Life completely changed for me once I had kids. Though I didn’t realise it straight away.
You can never be fully prepared for what the reality of it means. You can read all you like. Ask all the questions. Go on any parenting course. But when life brings you that child or children, everything changes.
As a mother, I naively thought that I could continue living my life as I had done. Maintain that job. Build my career. I thought it shouldn’t be much different than life before kids. Oh, how wrong I was. Perhaps some people can do this, but I couldn’t and can’t!
I don’t believe it was my fault that I thought it would all stay the same - society now expects and somewhat brainwashes us parents that we can carry on living the same way as before.
There is this process and treadmill we are expected to follow, almost without question.
It took me a while before I realised I had to stick my finger up to the ‘societal expectations’. The pressure of working too damn hard, not making enough money, spending too much money on child care and not spending the time I needed with my boys was too much. Oh, there’s the stress and unhappiness of it all too.
I didn’t want to handle it. It felt wrong. In my heart I felt that there had to be a better way.

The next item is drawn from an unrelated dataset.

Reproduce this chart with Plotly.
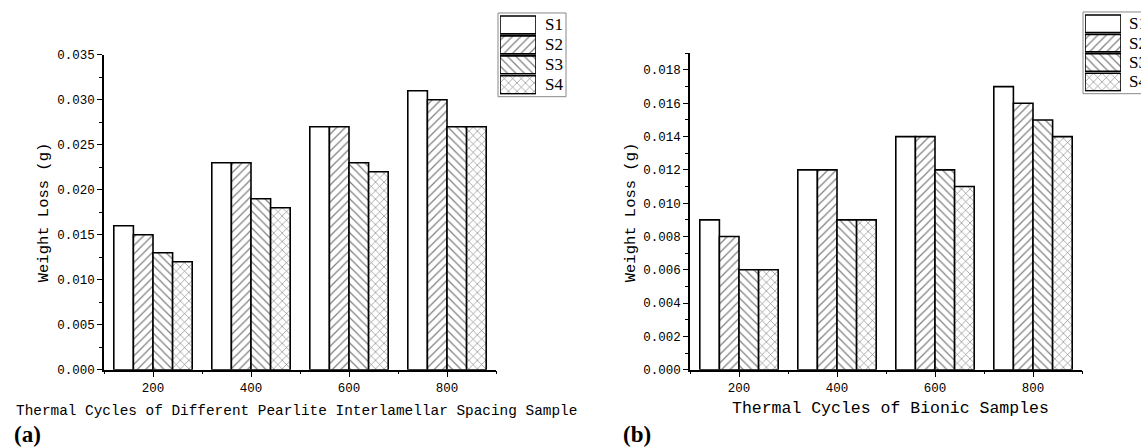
import plotly.graph_objects as go

# ---------------- data ----------------
cycles = [200, 400, 600, 800]
series_names = ["S1", "S2", "S3", "S4"]
patterns = ["", "/", "\\", "x"]

loss_a = {
    "S1": [0.016, 0.023, 0.027, 0.031],
    "S2": [0.015, 0.023, 0.027, 0.030],
    "S3": [0.013, 0.019, 0.023, 0.027],
    "S4": [0.012, 0.018, 0.022, 0.027],
}
loss_b = {
    "S1": [0.009, 0.012, 0.014, 0.017],
    "S2": [0.008, 0.012, 0.014, 0.016],
    "S3": [0.006, 0.009, 0.012, 0.015],
    "S4": [0.006, 0.009, 0.011, 0.014],
}

title_a = "Thermal Cycles of Different Pearlite Interlamellar Spacing Sample"
title_b = "Thermal Cycles of Bionic Samples"
ytitle = "Weight Loss (g)"

W, H = 1141, 460
MONO = "Liberation Mono"
SERIF = "Liberation Serif"

# screen-position helpers (target pixel positions -> paper fractions)
Y_OFF, Y_SCALE = 4.0, 0.973


def px(x):
    return x / W


def py(y):
    return 1 - ((y - Y_OFF) / Y_SCALE) / H


fig = go.Figure()

pat_size = 6
pat_sol = 0.2

for data, xa, ya in [(loss_a, "x", "y"), (loss_b, "x2", "y2")]:
    for name, pat in zip(series_names, patterns):
        fig.add_trace(go.Bar(
            x=cycles, y=data[name], name=name, xaxis=xa, yaxis=ya,
            showlegend=False,
            marker=dict(color="white", line=dict(color="black", width=1.6),
                        pattern=dict(shape=pat, fgcolor="black", bgcolor="white",
                                     size=pat_size, solidity=pat_sol)),
        ))

# legend swatches drawn as horizontal bars on hidden axes
for xa, ya in [("x3", "y3"), ("x4", "y4")]:
    fig.add_trace(go.Bar(
        y=list(range(len(series_names))), x=[1] * len(series_names),
        orientation="h", xaxis=xa, yaxis=ya, width=0.9, showlegend=False,
        hoverinfo="skip",
        marker=dict(color="white", line=dict(color="black", width=1.6),
                    pattern=dict(shape=patterns, fgcolor="black", bgcolor="white",
                                 size=pat_size, solidity=pat_sol)),
    ))

xaxis_common = dict(
    range=[100, 900], tickvals=cycles, ticks="outside", ticklen=6, tickwidth=1.3,
    tickcolor="black", showline=True, linecolor="black", linewidth=1.5,
    showgrid=False, zeroline=False,
    tickfont=dict(family=MONO, size=12.5, color="black"),
    minor=dict(tickvals=[100, 300, 500, 700, 900], ticks="outside", ticklen=3,
               tickcolor="black", tickwidth=1.3),
)
yaxis_common = dict(
    ticks="outside", ticklen=5, tickwidth=1.3, tickcolor="black",
    showline=True, linecolor="black", linewidth=1.5, showgrid=False,
    zeroline=False, tickformat=".3f",
    tickfont=dict(family=MONO, size=12.5, color="black"),
)

fig.update_layout(
    width=W, height=H, margin=dict(l=0, r=0, t=0, b=0),
    paper_bgcolor="white", plot_bgcolor="white",
    barmode="group", bargap=0.2, bargroupgap=0,
    showlegend=False,
    xaxis=dict(domain=[px(104), px(496)], anchor="y", **xaxis_common),
    yaxis=dict(domain=[py(369), py(53)], anchor="x", range=[0, 0.035], dtick=0.005,
               minor=dict(dtick=0.0025, ticks="outside", ticklen=3,
                          tickcolor="black", tickwidth=1.3),
               **yaxis_common),
    xaxis2=dict(domain=[px(690), px(1082)], anchor="y2", **xaxis_common),
    yaxis2=dict(domain=[py(369), py(51.5)], anchor="x2", range=[0, 0.019], dtick=0.002,
                minor=dict(dtick=0.001, ticks="outside", ticklen=3,
                           tickcolor="black", tickwidth=1.3),
                **yaxis_common),
    xaxis3=dict(domain=[px(500), px(536)], anchor="y3", range=[0, 1], visible=False),
    yaxis3=dict(domain=[py(93), py(13)], anchor="x3", range=[3.5, -0.5], visible=False),
    xaxis4=dict(domain=[px(1085), px(1121)], anchor="y4", range=[0, 1], visible=False),
    yaxis4=dict(domain=[py(90), py(12)], anchor="x4", range=[3.5, -0.5], visible=False),
)

shapes = [
    dict(type="rect", xref="paper", yref="paper", x0=px(498), x1=px(566),
         y0=py(95), y1=py(11), line=dict(color="#888888", width=1)),
    dict(type="rect", xref="paper", yref="paper", x0=px(1083), x1=px(1150),
         y0=py(92), y1=py(10), line=dict(color="#888888", width=1)),
]

annotations = []
for i, name in enumerate(series_names):
    annotations.append(dict(text=name, x=px(543), xref="paper", y=i, yref="y3",
                            xanchor="left", yanchor="middle", showarrow=False,
                            font=dict(family=SERIF, size=17, color="black")))
    annotations.append(dict(text=name, x=px(1127), xref="paper", y=i, yref="y4",
                            xanchor="left", yanchor="middle", showarrow=False,
                            font=dict(family=SERIF, size=17, color="black")))

annotations += [
    dict(text=title_a, x=px(296), y=py(410), xref="paper", yref="paper",
         showarrow=False, xanchor="center", yanchor="middle",
         font=dict(family=MONO, size=14.4, color="black")),
    dict(text=title_b, x=px(890), y=py(408), xref="paper", yref="paper",
         showarrow=False, xanchor="center", yanchor="middle",
         font=dict(family=MONO, size=16.5, color="black")),
    dict(text=ytitle, x=px(44), y=py(211), xref="paper", yref="paper",
         showarrow=False, xanchor="center", yanchor="middle", textangle=-90,
         font=dict(family=MONO, size=15.5, color="black")),
    dict(text=ytitle, x=px(631), y=py(211), xref="paper", yref="paper",
         showarrow=False, xanchor="center", yanchor="middle", textangle=-90,
         font=dict(family=MONO, size=15.5, color="black")),
    dict(text="<b>(a)</b>", x=px(12), y=py(434), xref="paper", yref="paper",
         showarrow=False, xanchor="left", yanchor="middle",
         font=dict(family=SERIF, size=23, color="black")),
    dict(text="<b>(b)</b>", x=px(621), y=py(434), xref="paper", yref="paper",
         showarrow=False, xanchor="left", yanchor="middle",
         font=dict(family=SERIF, size=23, color="black")),
]

fig.update_layout(shapes=shapes, annotations=annotations)

fig.write_html(
    "out.html",
    config={"displayModeBar": False},
    post_script="document.body.style.margin='0';document.body.style.overflow='hidden';",
)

In the early days I tried going back to full time work and failed. Not only could I not bear the emotional side of being away from my kids, but the practicalities of full time work did not did not match up to the family life that we wanted and needed. It ended up with me working to mostly just cover my work and childcare expenses, not seeing much of my boys and generally living a life without the focus we needed.
Perhaps I would have felt differently if I was in a job that I truly loved, respected and given the flexibility that I needed. At that time I wasn’t. I felt confused and unsure where I was heading.
This partly made me feel like a failure when I decided not to pursue a full time job. I had no clear vision of where I wanted to be. I felt like I was missing out. Getting behind in my career. Not contributing as much as I wanted to financially. Something really felt strange about the fact that as a society we are expected to work consistently and constantly. When we can’t we all too often feel inadequate.
My kids changed everything for me. They’ve made me think and re-think everything I do. I have learned to focus my energy and time on work that I am passionate about and what makes me feel good. Anything else is not good enough for me, and consequently my family.
My family is a reflection of who I am, what I do and how I feel. I think the ‘feeling’ part is often overlooked and considered a low priority by society. Yet how we feel radiates in a positive or negative way to all those around us.
This focus on feeling good, being happy, doing positive things and things that I enjoy has become a part of who I am. I turn down things that don’t align with this ‘feel good’ factor. I try things out and evaluate whether they make me feel good. Sometimes I think they will, but they don’t. The ability to stop is equally as important.
Isn’t this feel good factor important in the one life we get to live?
Of course, it’s not all a bed of rosie’s 🙂 Life is not perfect. And living this way brings it’s own set of challenges and sacrifices. However, they are challenges I am willing and happy to fight to for.